Sport gaat over verlangen

Door Feike Tibben | 17 januari 2021

Feike Tibben is bestuurslid van de Koninklijke Nederlandsche Roeibond, met als portefeuille sportontwikkeling. Lees alle bijdragen van Feike hier.


Van een aantal lezers kreeg ik reactie dat mijn stukje van vorige week een tikkie of twee te positief zou zijn. Ik riep toen verenigingen op om als we zometeen als sportclubs weer langzaam open gaan, zich niet alleen te richten op eigen leden, maar gelijk de deuren op te te zetten voor nieuwe sporters, mensen die weer willen gaan bewegen, die de ruimte op het water zoeken.
De essentie van de reacties was ongeveer: 

‘We hebben als verenigingen wel wat anders aan ons hoofd’
‘We zijn al blij als onze leden weer wat sport kunnen bieden.’
‘Ik hoop dat we ons ledenaantal weten vast te houden.’

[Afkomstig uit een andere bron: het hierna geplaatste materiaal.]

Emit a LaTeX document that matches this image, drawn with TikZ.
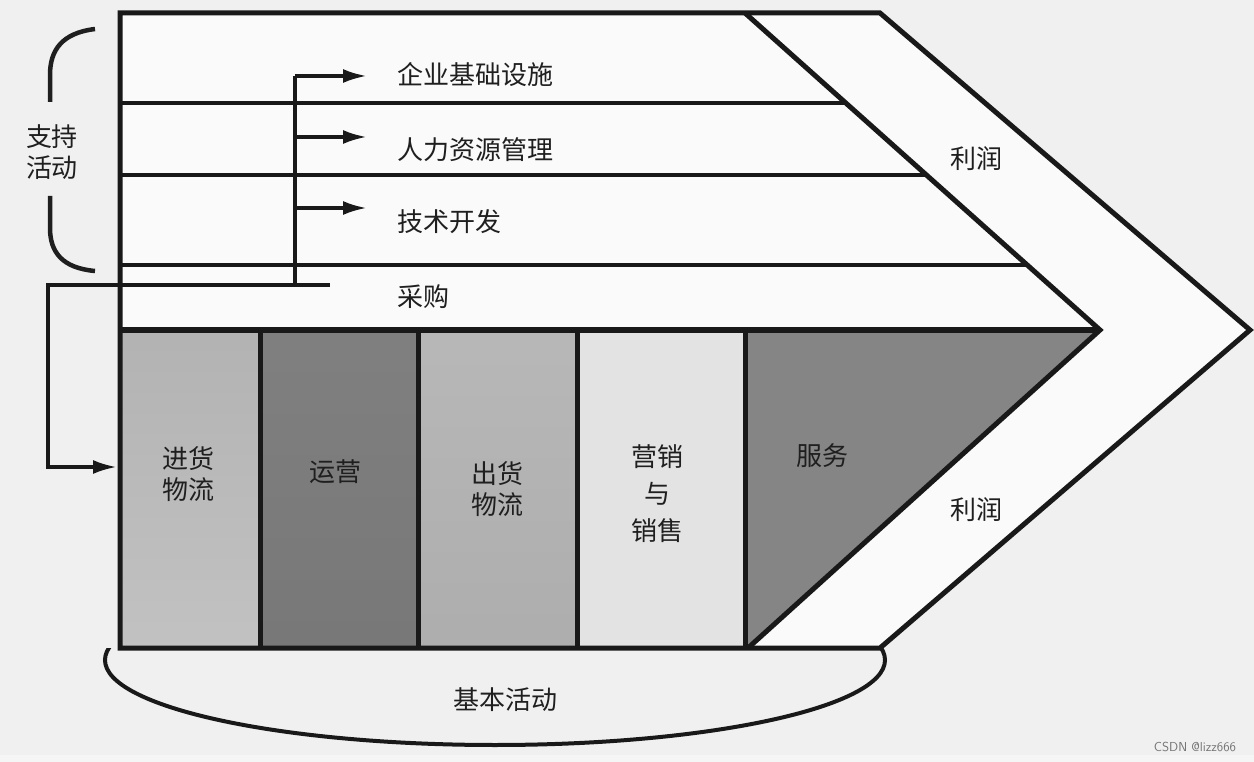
\documentclass[tikz,border=0pt]{standalone}
\usepackage{fontspec}
\newfontfamily\cjk{Noto Sans CJK SC}
\usetikzlibrary{arrows.meta}
\begin{document}
\begin{tikzpicture}[x=1pt,y=-1pt,line join=miter,
  lbl/.style={font=\cjk\fontsize{26}{31}\selectfont,text=black!88,inner sep=0pt,align=center},
  heavy/.style={line width=5pt,draw=black!90},
  medium/.style={line width=4pt,draw=black!90},
  arr/.style={-{Latex[length=24pt,width=14pt]},line width=3.6pt,draw=black!90}]
\useasboundingbox (0,0) rectangle (1254,762);
\fill[black!6] (0,0) rectangle (1254,762);
\fill[black!4] (0,755) rectangle (1254,762);
% chevron interior
\fill[black!2] (120,13) -- (880,13) -- (1250,330) -- (880,648) -- (120,648) -- cycle;
% primary activity boxes
\shade[top color=black!30,bottom color=black!24] (120,330) rectangle (260,648);
\shade[top color=black!50,bottom color=black!53] (260,330) rectangle (418,648);
\shade[top color=black!28,bottom color=black!32] (418,330) rectangle (577,648);
\fill[black!11] (577,330) rectangle (745,648);
\fill[black!48] (745,330) -- (1100,330) -- (748,648) -- (745,648) -- cycle;
% base ellipse
\begin{scope}
\clip (0,648) rectangle (1254,762);
\draw[medium] (495,660) ellipse [x radius=390,y radius=85];
\end{scope}
% support lines
\draw[medium] (120,103) -- (846,103);
\draw[medium] (120,175) -- (926,175);
\draw[medium] (120,265) -- (1027,265);
\draw[heavy,line width=6pt] (120,330) -- (1100,330);
% dividers
\foreach \x in {260,418,577,745} \draw[heavy] (\x,330) -- (\x,648);
% outline
\draw[heavy] (120,648) -- (120,13) -- (880,13) -- (1250,330) -- (880,648) -- cycle;
\draw[heavy] (745,13) -- (1100,330) -- (748,648);
% brace
\draw[line width=4.5pt,draw=black!88] (95,29) .. controls (62,33) and (50,50) .. (50,75) -- (50,102);
\draw[line width=4.5pt,draw=black!88] (50,196) -- (50,228) .. controls (50,252) and (62,268) .. (95,271);
% arrows
\coordinate (tb) at (295,285);
\coordinate (t1) at (295,76);
\coordinate (t2) at (295,137);
\coordinate (t3) at (295,208);
\coordinate (a1) at (367,76);
\coordinate (a2) at (367,137);
\coordinate (a3) at (367,208);
\coordinate (pr) at (330,285);
\coordinate (pl) at (48,285);
\coordinate (pd) at (48,467);
\coordinate (pe) at (117,467);
\draw[medium] (tb) -- (t1);
\draw[arr] (t1) -- (a1);
\draw[arr] (t2) -- (a2);
\draw[arr] (t3) -- (a3);
\draw[arr] (pr) -- (pl) -- (pd) -- (pe);
% labels
\node[lbl] (sup) at (52,152) {支持\\活动};
\node[lbl,anchor=west] (infra) at (397,75) {企业基础设施};
\node[lbl,anchor=west] (hr) at (397,150) {人力资源管理};
\node[lbl,anchor=west] (tech) at (397,222) {技术开发};
\node[lbl,anchor=west] (proc) at (397,297) {采购};
\node[lbl] (p1) at (976,159) {利润};
\node[lbl] (p2) at (976,510) {利润};
\node[lbl] (inb) at (188,474) {进货\\物流};
\node[lbl] (ops) at (335,472) {运营};
\node[lbl] (outb) at (497,489) {出货\\物流};
\node[lbl,font=\cjk\fontsize{26}{37}\selectfont] (mkt) at (657,494) {营销\\与\\销售};
\node[lbl] (svc) at (822,456) {服务};
\node[lbl] (base) at (505,700) {基本活动};
\node[font=\sffamily\fontsize{13}{15}\selectfont,text=black!55,inner sep=0pt] (wm) at (1195,747) {CSDN @lizz666};
\end{tikzpicture}
\end{document}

Natuurlijk was achteraf gezien de timing van het artikel wat ongelukkig, zo net vóór de aankondiging van verlenging van maatregelen, en midden in een golf van de nieuwe virusmutanten die de opluchting van het vaccineren lijkt uit te doven. Maar toch…
Wellicht zullen er leden zijn die opstappen. Dat gebeurt elk jaar en misschien dit jaar nét wat vaker.
Maar aan de andere kant zullen er veel meer mensen zijn die op zoek gaan naar een nieuwe sport, die openstaan voor nieuwe ervaringen, die een sport zoeken die veilig is, die ruimte biedt. Echt waar. Misschien is het nu nog ver weg, maar het gaat gebeuren. Over enkele maanden al.
Juist wij als roeisport kunnen hen nieuwe uitdagingen en nieuwe ruimte bieden.  

Maar er is nóg een reden om energie te steken in het nadenken over nieuwe leden: de vitaliteit van de vereniging zelf. Ik weet niet hoe het jullie vergaat, maar ik vind het best wel een beetje saai. Bij gebrek aan elkaar zien, bij gebrek aan evenementen raakt er meer leeg dan alleen de agenda.
Zouden we nu niet juist dit jaar niet heel nieuwe dingen kunnen proberen op de verenigingen, andere groepen aanspreken, andere instructievormen zoeken. Niet meer van hetzelfde, maar meer van het andere. Voor de sporters, én voor de verenigingen. Juist daarmee houden we leden binnen, juist daarmee bieden we onze leden nieuwe lol in de sport en juist hierdoor worden we aantrekkelijk voor nieuwe groepen. Er is tijd en er is ruimte voor inspiratie.

Op internet vind je het boek voor de nieuwprijs van 35 euro en ook voor veel minder tweedehands.

Ik schreef hier vorige week dat sportstimuleringsprogramma’s voor niet-leden lonen, óók voor verenigingen. Voor wie het onderzoek dat ik aanhaalde te zware kost vindt en liever hands-on werkt: kijk eens in het grote ideeënboek voor sportclubs: verhalen uit de praktijk van andere verenigingen en uit andere sporten. Je wordt alleen al vrolijk van al die energie, en je wilt gewoon aan de slag.

Sandra Meeuwsen schreef ’t al in haar ‘kritiek van de sportieve rede’: sport gaat over verlangen.